=== Brief ===
From the entries below, report how many lines contain the string "this". Give only that number.

— Begin Data listing —

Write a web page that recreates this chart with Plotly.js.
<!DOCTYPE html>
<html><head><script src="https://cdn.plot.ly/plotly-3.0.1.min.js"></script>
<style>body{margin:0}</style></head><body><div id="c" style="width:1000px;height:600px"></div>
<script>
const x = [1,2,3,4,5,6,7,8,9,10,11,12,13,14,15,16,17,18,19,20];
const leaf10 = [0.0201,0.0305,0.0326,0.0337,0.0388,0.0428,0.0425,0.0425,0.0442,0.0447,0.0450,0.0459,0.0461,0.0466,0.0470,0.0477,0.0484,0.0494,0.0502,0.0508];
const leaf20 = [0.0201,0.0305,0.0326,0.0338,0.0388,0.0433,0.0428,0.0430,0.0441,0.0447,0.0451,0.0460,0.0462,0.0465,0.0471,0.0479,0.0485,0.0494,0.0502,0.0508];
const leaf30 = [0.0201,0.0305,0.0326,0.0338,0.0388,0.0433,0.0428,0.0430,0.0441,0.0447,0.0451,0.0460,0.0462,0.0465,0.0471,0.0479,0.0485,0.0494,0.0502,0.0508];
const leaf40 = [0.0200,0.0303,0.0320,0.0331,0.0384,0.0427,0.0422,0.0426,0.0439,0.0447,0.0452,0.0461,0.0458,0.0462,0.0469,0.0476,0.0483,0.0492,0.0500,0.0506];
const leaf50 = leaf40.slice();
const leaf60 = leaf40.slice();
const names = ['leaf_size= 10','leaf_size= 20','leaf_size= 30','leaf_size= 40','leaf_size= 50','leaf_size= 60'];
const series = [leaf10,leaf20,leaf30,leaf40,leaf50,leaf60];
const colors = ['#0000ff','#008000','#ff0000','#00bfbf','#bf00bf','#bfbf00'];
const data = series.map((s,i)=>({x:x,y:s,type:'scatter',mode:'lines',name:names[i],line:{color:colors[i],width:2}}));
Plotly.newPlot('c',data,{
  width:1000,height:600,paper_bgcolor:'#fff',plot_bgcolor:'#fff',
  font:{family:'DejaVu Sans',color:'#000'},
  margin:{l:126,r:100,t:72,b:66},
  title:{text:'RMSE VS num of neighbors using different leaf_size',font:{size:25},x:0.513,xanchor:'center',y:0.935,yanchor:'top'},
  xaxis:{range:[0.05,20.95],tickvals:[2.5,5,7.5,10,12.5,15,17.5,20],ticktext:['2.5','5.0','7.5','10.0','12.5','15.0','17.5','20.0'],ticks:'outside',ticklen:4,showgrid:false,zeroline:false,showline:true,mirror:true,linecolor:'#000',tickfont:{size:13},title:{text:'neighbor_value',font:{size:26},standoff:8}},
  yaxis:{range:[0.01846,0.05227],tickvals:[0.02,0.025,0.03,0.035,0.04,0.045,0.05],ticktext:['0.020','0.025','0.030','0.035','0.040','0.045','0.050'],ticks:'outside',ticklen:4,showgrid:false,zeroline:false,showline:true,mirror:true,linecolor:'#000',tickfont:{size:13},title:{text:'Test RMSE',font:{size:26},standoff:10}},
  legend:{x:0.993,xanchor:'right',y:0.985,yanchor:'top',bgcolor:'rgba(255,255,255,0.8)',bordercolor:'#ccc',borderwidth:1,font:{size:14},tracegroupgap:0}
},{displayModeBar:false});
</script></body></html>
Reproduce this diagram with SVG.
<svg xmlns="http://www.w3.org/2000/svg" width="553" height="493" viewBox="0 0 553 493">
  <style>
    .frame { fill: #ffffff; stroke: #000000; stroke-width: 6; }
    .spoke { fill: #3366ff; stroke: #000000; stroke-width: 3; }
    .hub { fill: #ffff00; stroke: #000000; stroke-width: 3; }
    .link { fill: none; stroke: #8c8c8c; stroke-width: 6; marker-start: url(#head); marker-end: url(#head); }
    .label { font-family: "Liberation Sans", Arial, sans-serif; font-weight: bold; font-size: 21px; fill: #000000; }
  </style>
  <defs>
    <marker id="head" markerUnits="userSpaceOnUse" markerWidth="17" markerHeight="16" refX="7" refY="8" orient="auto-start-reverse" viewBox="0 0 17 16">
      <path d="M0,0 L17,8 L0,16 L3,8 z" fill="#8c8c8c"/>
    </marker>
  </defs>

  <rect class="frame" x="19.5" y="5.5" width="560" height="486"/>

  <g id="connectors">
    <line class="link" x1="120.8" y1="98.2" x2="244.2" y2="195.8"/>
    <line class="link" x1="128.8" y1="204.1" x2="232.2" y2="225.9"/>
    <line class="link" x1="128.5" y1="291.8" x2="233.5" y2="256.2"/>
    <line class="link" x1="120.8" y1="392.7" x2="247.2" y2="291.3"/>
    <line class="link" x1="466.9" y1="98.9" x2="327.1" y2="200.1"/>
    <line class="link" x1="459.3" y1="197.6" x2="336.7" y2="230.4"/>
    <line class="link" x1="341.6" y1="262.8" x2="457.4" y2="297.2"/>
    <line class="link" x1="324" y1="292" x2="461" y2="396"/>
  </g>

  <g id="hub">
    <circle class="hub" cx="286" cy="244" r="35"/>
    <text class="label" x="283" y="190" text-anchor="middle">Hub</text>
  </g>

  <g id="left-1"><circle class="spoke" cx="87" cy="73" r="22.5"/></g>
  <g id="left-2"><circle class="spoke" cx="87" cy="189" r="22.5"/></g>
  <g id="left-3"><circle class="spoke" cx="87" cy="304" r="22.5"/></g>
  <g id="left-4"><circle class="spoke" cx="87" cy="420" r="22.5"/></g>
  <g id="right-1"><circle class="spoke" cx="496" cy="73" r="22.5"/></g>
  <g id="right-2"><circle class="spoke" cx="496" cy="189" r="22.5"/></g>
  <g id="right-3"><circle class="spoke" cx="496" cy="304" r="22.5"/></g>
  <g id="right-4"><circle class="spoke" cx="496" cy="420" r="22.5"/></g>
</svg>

— End Data listing —
— Begin Data listing —

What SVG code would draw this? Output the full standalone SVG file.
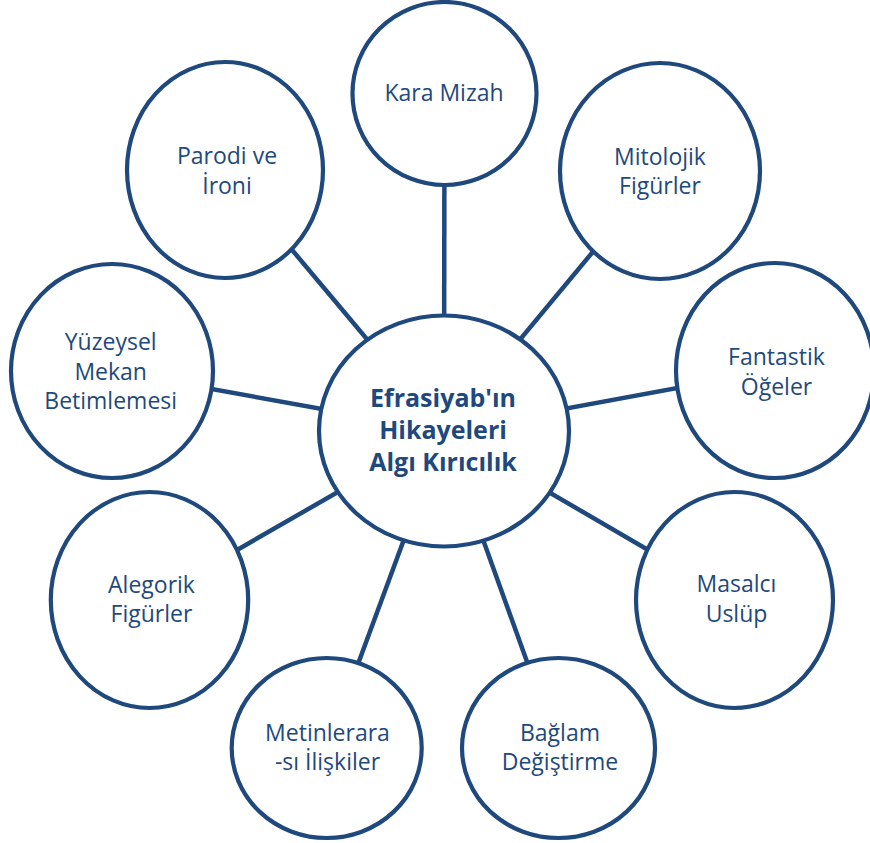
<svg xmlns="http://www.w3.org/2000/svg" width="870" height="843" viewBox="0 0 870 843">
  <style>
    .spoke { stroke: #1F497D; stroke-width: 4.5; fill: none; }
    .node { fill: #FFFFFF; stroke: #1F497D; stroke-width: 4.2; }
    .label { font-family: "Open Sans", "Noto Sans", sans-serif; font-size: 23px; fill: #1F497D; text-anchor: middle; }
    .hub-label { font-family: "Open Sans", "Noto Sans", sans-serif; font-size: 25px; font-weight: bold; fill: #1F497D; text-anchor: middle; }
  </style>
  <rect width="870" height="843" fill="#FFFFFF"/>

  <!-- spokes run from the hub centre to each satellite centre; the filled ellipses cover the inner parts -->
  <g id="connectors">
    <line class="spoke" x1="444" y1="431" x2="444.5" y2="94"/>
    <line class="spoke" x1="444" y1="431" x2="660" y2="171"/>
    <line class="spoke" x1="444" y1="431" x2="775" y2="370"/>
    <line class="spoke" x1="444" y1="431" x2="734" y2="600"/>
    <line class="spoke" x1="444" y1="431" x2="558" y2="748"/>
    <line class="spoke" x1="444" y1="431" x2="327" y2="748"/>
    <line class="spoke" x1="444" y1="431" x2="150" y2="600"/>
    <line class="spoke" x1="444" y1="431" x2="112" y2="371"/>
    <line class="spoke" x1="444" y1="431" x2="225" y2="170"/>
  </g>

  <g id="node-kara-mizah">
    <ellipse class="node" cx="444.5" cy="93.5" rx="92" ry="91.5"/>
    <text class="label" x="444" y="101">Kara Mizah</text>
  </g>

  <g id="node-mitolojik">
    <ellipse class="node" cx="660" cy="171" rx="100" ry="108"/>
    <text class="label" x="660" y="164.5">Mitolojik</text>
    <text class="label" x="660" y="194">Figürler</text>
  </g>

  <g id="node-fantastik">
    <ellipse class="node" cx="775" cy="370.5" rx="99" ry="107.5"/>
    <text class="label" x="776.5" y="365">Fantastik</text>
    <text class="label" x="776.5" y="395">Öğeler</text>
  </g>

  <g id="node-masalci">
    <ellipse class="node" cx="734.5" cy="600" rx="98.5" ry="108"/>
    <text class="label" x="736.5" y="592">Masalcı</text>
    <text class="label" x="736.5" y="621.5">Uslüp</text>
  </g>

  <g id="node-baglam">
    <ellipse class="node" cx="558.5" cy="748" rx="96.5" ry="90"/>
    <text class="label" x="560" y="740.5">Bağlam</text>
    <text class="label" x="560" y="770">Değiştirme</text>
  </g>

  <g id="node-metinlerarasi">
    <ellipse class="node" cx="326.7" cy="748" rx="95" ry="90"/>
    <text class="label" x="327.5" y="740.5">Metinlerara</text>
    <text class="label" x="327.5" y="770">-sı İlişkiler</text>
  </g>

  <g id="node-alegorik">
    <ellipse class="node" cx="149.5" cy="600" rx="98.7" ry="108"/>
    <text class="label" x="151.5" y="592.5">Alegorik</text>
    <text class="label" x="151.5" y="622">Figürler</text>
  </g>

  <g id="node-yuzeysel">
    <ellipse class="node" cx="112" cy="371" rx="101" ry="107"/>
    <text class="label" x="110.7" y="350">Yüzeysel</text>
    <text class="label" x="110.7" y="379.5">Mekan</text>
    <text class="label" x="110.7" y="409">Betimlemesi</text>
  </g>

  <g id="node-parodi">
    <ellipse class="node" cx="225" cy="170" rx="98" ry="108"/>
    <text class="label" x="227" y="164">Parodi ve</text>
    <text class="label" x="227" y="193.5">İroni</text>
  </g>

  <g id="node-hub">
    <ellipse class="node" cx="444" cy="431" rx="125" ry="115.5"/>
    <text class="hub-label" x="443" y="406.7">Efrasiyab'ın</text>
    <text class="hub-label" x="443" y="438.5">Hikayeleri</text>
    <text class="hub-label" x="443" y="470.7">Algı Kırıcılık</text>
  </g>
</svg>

— End Data listing —

=== Solution ===
3